Sa garde à vue aura duré deux jours et deux nuits. Le préfet Alain Gardère, 59 ans, vient d'être mis en examen pour «prise illégale d'intérêts», «corruption passive», «recel d'abus de biens sociaux» et «détournement de fonds publics». Placé sous contrôle judiciaire, il a interdiction de se livrer à tout emploi public. Une sanction particulièrement lourde.
Jusqu'ici directeur du Conseil national des activités privées de sécurité (Cnaps), chargé d'encadrer le secteur, il avait été suspendu de ses fonctions peu après son interpellation par l'Inspection générale de la police nationale (IGPN), la «police des polices». Homme de réseaux, décrit comme clivant et autoritaire, Alain Gardère est soupçonné d'avoir rendu un grand nombre de «services» en échange de diverses contreparties. Un système «industriel», selon une source proche du dossier. Ancien commissaire, Gardère avait pris du galon sous la présidence Sarkozy. En mars 2011, il est nommé directeur adjoint du cabinet de Claude Guéant, place Beauvau. Quelques mois plus tard, il est propulsé comme préfet délégué à la sécurité à Marseille, poste qu'il quitte après le retour de la gauche au pouvoir.
Alain Gardère devient alors préfet délégué chargé des aéroports de Roissy et du Bourget. Un poste sensible, notamment en termes de renseignements et d’influence. Chargé de délivrer les habilitations d’accès en zone sécurisée et les agréments des agents de sûreté, Gardère est au contact direct des sociétés de sécurité privée qu’il devra plus tard contrôler. Est-ce là que le préfet commence à mordre la ligne ? C’est ce que semble indiquer le dossier. Le patron d’une société de sécurité et de services aux aéroports a ainsi passé plusieurs heures en garde à vue avant d’être relâché.

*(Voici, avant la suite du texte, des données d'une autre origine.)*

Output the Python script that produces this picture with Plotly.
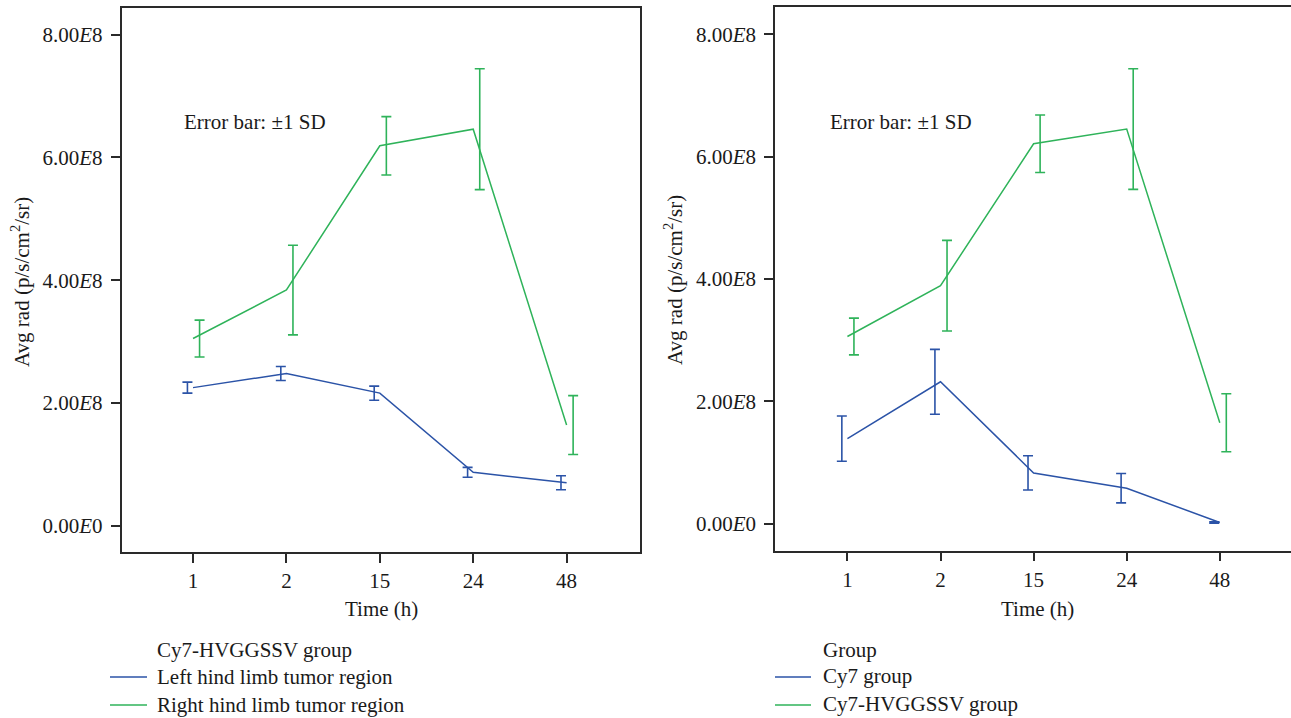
import plotly.graph_objects as go

W, H = 1291, 718

# ---------------- data ----------------
times = ["1", "2", "15", "24", "48"]

# Left panel: Cy7-HVGGSSV group
left_limb_mean = [2.25e8, 2.48e8, 2.16e8, 0.87e8, 0.70e8]
left_limb_sd = [0.09e8, 0.115e8, 0.115e8, 0.08e8, 0.115e8]
right_limb_mean = [3.05e8, 3.84e8, 6.19e8, 6.46e8, 1.64e8]
right_limb_sd = [0.30e8, 0.73e8, 0.475e8, 0.985e8, 0.48e8]

# Right panel: Group comparison
cy7_mean = [1.39e8, 2.32e8, 0.83e8, 0.58e8, 0.02e8]
cy7_sd = [0.37e8, 0.53e8, 0.28e8, 0.24e8, 0.01e8]
hv_mean = [3.06e8, 3.89e8, 6.21e8, 6.45e8, 1.65e8]
hv_sd = [0.30e8, 0.74e8, 0.47e8, 0.985e8, 0.475e8]

ytick_vals = [0, 2e8, 4e8, 6e8, 8e8]
ytick_text = ["0.00<i>E</i>0", "2.00<i>E</i>8", "4.00<i>E</i>8", "6.00<i>E</i>8", "8.00<i>E</i>8"]

BLUE = "#2b53a7"
GREEN = "#2fb35a"
TXT = "#1a1a1a"
AXC = "#2a2a2a"
FONT = "Liberation Serif"
FS = 21

DODGE_A = -0.06
DODGE_B = 0.07


def px(x):
    return x / W


def py(y):
    return 1 - y / H


fig = go.Figure()
xs = list(range(len(times)))


def add_panel(xa, ya, mean_a, sd_a, mean_b, sd_b, name_a, name_b):
    fig.add_trace(go.Scatter(x=xs, y=mean_a, mode="lines", name=name_a,
                             line=dict(color=BLUE, width=1.5), xaxis=xa, yaxis=ya,
                             showlegend=False))
    fig.add_trace(go.Scatter(x=xs, y=mean_b, mode="lines", name=name_b,
                             line=dict(color=GREEN, width=1.5), xaxis=xa, yaxis=ya,
                             showlegend=False))
    fig.add_trace(go.Scatter(x=[i + DODGE_A for i in xs], y=mean_a, mode="markers",
                             marker=dict(size=1, color="rgba(0,0,0,0)"),
                             error_y=dict(type="data", array=sd_a, visible=True,
                                          color=BLUE, thickness=1.6, width=5),
                             xaxis=xa, yaxis=ya, showlegend=False, hoverinfo="skip"))
    fig.add_trace(go.Scatter(x=[i + DODGE_B for i in xs], y=mean_b, mode="markers",
                             marker=dict(size=1, color="rgba(0,0,0,0)"),
                             error_y=dict(type="data", array=sd_b, visible=True,
                                          color=GREEN, thickness=1.6, width=5),
                             xaxis=xa, yaxis=ya, showlegend=False, hoverinfo="skip"))


add_panel("x", "y", left_limb_mean, left_limb_sd, right_limb_mean, right_limb_sd,
          "Left hind limb tumor region", "Right hind limb tumor region")
add_panel("x2", "y2", cy7_mean, cy7_sd, hv_mean, hv_sd,
          "Cy7 group", "Cy7-HVGGSSV group")

axis_common = dict(showgrid=False, zeroline=False, showline=True, linecolor=AXC,
                   linewidth=1.5, ticks="outside", ticklen=9, tickwidth=1.5,
                   tickcolor=AXC, tickfont=dict(family=FONT, size=FS, color=TXT))

fig.update_layout(
    width=W, height=H,
    margin=dict(l=0, r=0, t=0, b=0),
    paper_bgcolor="white", plot_bgcolor="white",
    font=dict(family=FONT, size=FS, color=TXT),
    showlegend=False,
    xaxis=dict(domain=[px(121.5), px(640)], range=[-0.766, 4.786],
               tickvals=xs, ticktext=times, mirror=True, anchor="y", **axis_common),
    yaxis=dict(domain=[py(552.3), py(8.3)], range=[-0.433e8, 8.43e8],
               tickvals=ytick_vals, ticktext=ytick_text, mirror=True, anchor="x",
               ticklabelstandoff=4, **axis_common),
    xaxis2=dict(domain=[px(775), 1.0], range=[-0.778, 4.765],
                tickvals=xs, ticktext=times, mirror=True, anchor="y2", **axis_common),
    yaxis2=dict(domain=[py(550.7), py(7.3)], range=[-0.441e8, 8.44e8],
                tickvals=ytick_vals, ticktext=ytick_text, mirror=False, anchor="x2",
                ticklabelstandoff=4, **axis_common),
)

ann = []


def text(x, y, s, xanchor="center", angle=0):
    ann.append(dict(x=px(x), y=py(y), xref="paper", yref="paper", text=s,
                    showarrow=False, xanchor=xanchor, yanchor="middle",
                    textangle=angle, font=dict(family=FONT, size=FS, color=TXT)))


ytitle = "Avg rad (p/s/cm<sup>2</sup>/sr)"
# left panel texts
text(381, 609, "Time (h)")
text(20, 282, ytitle, angle=-90)
text(182, 122, "Error bar: ±1 SD", xanchor="left")
text(155, 650, "Cy7-HVGGSSV group", xanchor="left")
text(155, 677, "Left hind limb tumor region", xanchor="left")
text(155, 705, "Right hind limb tumor region", xanchor="left")
# right panel texts
text(1037, 609, "Time (h)")
text(673, 280, ytitle, angle=-90)
text(828, 122, "Error bar: ±1 SD", xanchor="left")
text(821, 650, "Group", xanchor="left")
text(821, 676, "Cy7 group", xanchor="left")
text(821, 704, "Cy7-HVGGSSV group", xanchor="left")

shapes = []


def legline(x0, x1, y, color):
    shapes.append(dict(type="line", xref="paper", yref="paper", x0=px(x0), x1=px(x1),
                       y0=py(y), y1=py(y), line=dict(color=color, width=1.5)))


legline(110, 147, 677, BLUE)
legline(110, 147, 705, GREEN)
legline(775, 811, 677, BLUE)
legline(775, 811, 705, GREEN)

fig.update_layout(annotations=ann, shapes=shapes)

fig.write_html(
    "out.html",
    config={"displayModeBar": False},
    post_script="document.body.style.margin='0';document.body.style.overflow='hidden';",
)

Mais la justice s'intéresse également aux activités plus récentes d'Alain Gardère. Au moins deux délégations territoriales du Cnaps, à Bordeaux et à Marseille, ont reçu la visite de l'IGPN. Surtout, le directeur de cabinet de Gardère au Cnaps, un ancien commandant de police, a lui aussi été mis en examen pour «atteinte à la liberté et à l'égalité d'accès aux marchés publics», «abus d'autorité» et «complicité de détournement de fonds publics».
Un réseau d'amitiés nouées au sein de la police, des services rendus en échange de contreparties, un incroyable sentiment d'impunité : le profil d'Alain Gardère rappelle celui d'une autre figure de la police, le syndicaliste Jo Masanet, mis en examen pour «trafic d'influence» dans l'affaire des fuites à la PJ de Paris, qui a coûté son poste à l'ancien patron du «36» Bernard Petit. C'est en marge de cette affaire que les magistrats sont tombés sur Gardère, des éléments impliquant le préfet ayant provoqué l'ouverture d'une enquête préliminaire en août 2015. Le mois suivant, une information judiciaire était ouverte pour «corruption» et «prise illégale d'intérêts». Les enquêtes ont depuis été jointes.